Um segundo argumento, este mais relevante, é o de que a compra de vacinas pelo setor privado reduziria a oferta de vacinas para o setor público. Como já disse no meu outro artigo, o governo é o agente natural da vacinação em massa. Sendo assim, não coloco a vacinação privada como uma panaceia; ocorre que toda ajuda é bem-vinda. O argumento da restrição da oferta faria sentido se se estivesse discutindo a compra dos fornecedores já contratados pelo governo, hipótese em que, sim, faria sentido priorizar o plano nacional de imunização, em um momento em que a necessidade de doses está muito longe de ser satisfeita. O que não faz nenhum sentido é proibir as empresas de comprarem/importarem de outros fornecedores, afinal, são doses que não viriam para o Brasil de qualquer forma. Ademais, é pouco crível que a demanda do setor privado fosse implicar concorrência significativa ao governo.
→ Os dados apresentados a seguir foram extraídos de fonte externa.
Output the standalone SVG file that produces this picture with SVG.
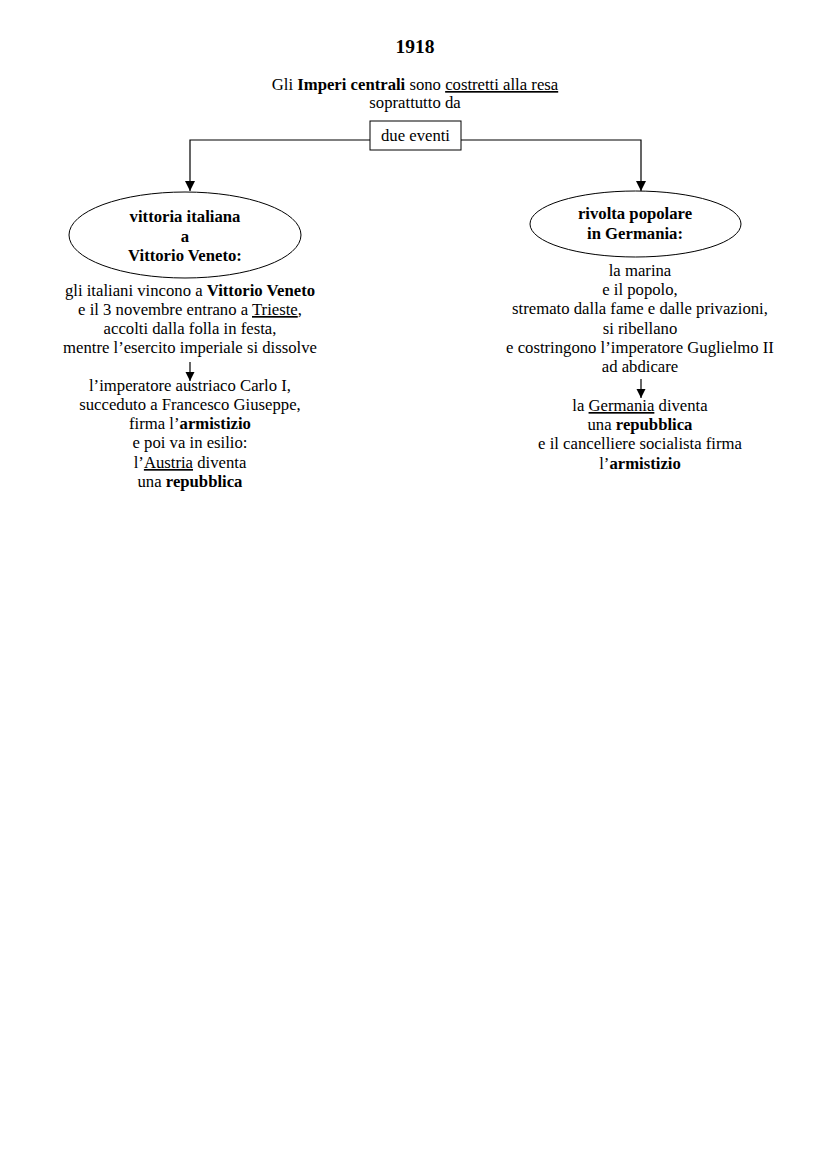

Além destes, há um terceiro argumento – o mais ridículo -, o de que seria antiético que alguém se beneficiasse “furando a fila”, se vacinando de forma paralela à vacinação via SUS. A razão pela qual o argumento soa ridículo é porque representa uma frontal contradição em relação à argumentação pró-vacinação, em especial, a argumentação pró-obrigatoriedade da vacina. Todo argumento de convencimento da vacinação versa não apenas sobre o benefício particular de se vacinar, mas também sobre o benefício coletivo. Quanto mais escassas são as vacinas, mais este raciocínio ganha força. Os que torcem o nariz para o empresário que deseja comprar vacinas com o argumento de que ele estaria se beneficiando pelo seu poder econômico ignoram que indiretamente ele estará beneficiando a sociedade.
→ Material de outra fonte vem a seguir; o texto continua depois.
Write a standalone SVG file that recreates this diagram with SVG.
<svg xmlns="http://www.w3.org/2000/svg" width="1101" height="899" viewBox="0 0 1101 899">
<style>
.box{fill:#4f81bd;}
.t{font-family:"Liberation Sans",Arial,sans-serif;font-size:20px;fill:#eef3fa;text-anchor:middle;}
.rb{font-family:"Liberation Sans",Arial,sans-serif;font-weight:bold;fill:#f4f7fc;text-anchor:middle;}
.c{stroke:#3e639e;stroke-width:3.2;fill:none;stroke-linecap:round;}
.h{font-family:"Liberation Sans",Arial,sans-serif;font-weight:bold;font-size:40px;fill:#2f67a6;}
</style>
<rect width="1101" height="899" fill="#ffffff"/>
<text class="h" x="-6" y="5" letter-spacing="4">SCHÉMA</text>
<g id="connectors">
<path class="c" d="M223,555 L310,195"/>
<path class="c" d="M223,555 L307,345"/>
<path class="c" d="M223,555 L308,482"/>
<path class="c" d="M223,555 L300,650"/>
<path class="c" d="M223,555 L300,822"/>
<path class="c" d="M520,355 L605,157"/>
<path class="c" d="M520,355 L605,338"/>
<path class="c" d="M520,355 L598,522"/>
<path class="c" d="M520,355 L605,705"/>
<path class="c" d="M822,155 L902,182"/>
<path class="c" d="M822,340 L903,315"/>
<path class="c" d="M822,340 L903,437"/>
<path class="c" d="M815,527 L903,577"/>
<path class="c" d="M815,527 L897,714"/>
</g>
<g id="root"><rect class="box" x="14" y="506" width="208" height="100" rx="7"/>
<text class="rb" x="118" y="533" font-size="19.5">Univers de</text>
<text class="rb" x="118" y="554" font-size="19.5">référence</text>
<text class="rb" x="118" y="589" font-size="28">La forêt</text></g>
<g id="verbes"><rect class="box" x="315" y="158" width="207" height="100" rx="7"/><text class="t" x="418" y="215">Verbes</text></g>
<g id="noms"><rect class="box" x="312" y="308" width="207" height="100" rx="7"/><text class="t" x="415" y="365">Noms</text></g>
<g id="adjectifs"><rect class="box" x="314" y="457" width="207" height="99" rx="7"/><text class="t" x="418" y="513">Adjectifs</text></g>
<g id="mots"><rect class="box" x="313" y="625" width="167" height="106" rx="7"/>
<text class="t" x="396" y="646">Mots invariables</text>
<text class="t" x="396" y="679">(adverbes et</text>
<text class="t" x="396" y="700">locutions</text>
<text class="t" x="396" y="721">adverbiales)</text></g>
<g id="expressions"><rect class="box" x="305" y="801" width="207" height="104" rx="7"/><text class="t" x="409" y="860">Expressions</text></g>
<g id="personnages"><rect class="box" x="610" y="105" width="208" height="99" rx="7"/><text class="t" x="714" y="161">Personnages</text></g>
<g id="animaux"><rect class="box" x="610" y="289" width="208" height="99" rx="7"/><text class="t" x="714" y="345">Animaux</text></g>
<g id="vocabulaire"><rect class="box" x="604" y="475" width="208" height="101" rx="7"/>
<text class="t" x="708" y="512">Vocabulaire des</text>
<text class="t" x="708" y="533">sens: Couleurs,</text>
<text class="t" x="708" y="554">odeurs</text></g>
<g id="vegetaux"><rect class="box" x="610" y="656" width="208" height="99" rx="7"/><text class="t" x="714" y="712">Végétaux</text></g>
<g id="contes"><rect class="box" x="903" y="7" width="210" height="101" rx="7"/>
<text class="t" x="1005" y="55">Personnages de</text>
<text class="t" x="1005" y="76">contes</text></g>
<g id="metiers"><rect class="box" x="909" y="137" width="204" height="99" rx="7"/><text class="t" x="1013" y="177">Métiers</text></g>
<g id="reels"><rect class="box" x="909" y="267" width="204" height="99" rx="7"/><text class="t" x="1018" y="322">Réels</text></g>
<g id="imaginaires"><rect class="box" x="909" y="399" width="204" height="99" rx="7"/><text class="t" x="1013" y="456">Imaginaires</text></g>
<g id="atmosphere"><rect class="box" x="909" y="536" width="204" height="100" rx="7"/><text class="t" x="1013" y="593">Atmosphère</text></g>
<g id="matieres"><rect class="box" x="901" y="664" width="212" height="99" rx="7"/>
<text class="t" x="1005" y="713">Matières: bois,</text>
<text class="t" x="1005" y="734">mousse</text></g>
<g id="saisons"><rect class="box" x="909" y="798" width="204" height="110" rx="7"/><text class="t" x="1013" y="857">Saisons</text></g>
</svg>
Imagine que o dono de um supermercado, por exemplo, pudesse comprar vacinas de um fornecedor estrangeiro e imunizar todos os funcionários de sua empresa. Então, alguém poderia arguir que não seria justo o jovem de vinte e poucos anos, saudável, que embala as compras, poder se vacinar antes dos grupos prioritários que aguardam na fila do SUS. O que os que adotam esse raciocínio ignoram é que aquele jovem, agora imunizado, não correrá o risco de, ao embalar as compras da, digamos, Dona Maria, 70 anos, diabética, que pacientemente aguarda a sua vez de ser vacinada no posto de saúde de seu bairro, contaminá-la com o vírus. Sim, é verdade que se o dono do supermercado destinasse as doses adquiridas a grupos mais prioritários, o benefício social seria maior, mas lembremos que a alternativa – proibição da compra – é um cenário com menos pessoas imunizadas e, pela lógica, menos desejável.
Importante destacar que, embora a compra de vacinas por empresas esteja restrita, não há registro de proibição da compra por clínicas particulares. A oferta de vacina por clínicas particulares também foi ponto de debate nas redes. O raciocínio é o mesmo exposto anteriormente. Os que se escandalizam com a ideia de que alguém possa pagar para adquirir uma vacina que não estaria disponível no país de outra forma ignoram o benefício coletivo de essa pessoa ser imunizada. Os que não conseguem raciocinar fora do anacronismo da luta de classes bradarão: “mas assim o rico tomará antes do pobre”. Ora, se o “rico” – ignorando o fato de que não só ricos estariam dispostos a pagar para se vacinar – entrar em uma clínica e adquirir uma vacina, não só ele se imunizará e protegerá aqueles com quem tiver contato, como deixará de demandar uma dose adicional do SUS, dose que poderá ser destinada a alguém que necessite mais.
Em conclusão, reitero que não apresento a vacinação via setor privado como panaceia, mas, em um momento como o que vivemos, toda a ajuda importa e toda iniciativa que possa aumentar a oferta de doses colaborará para que possamos, o quanto antes possível, virar a página.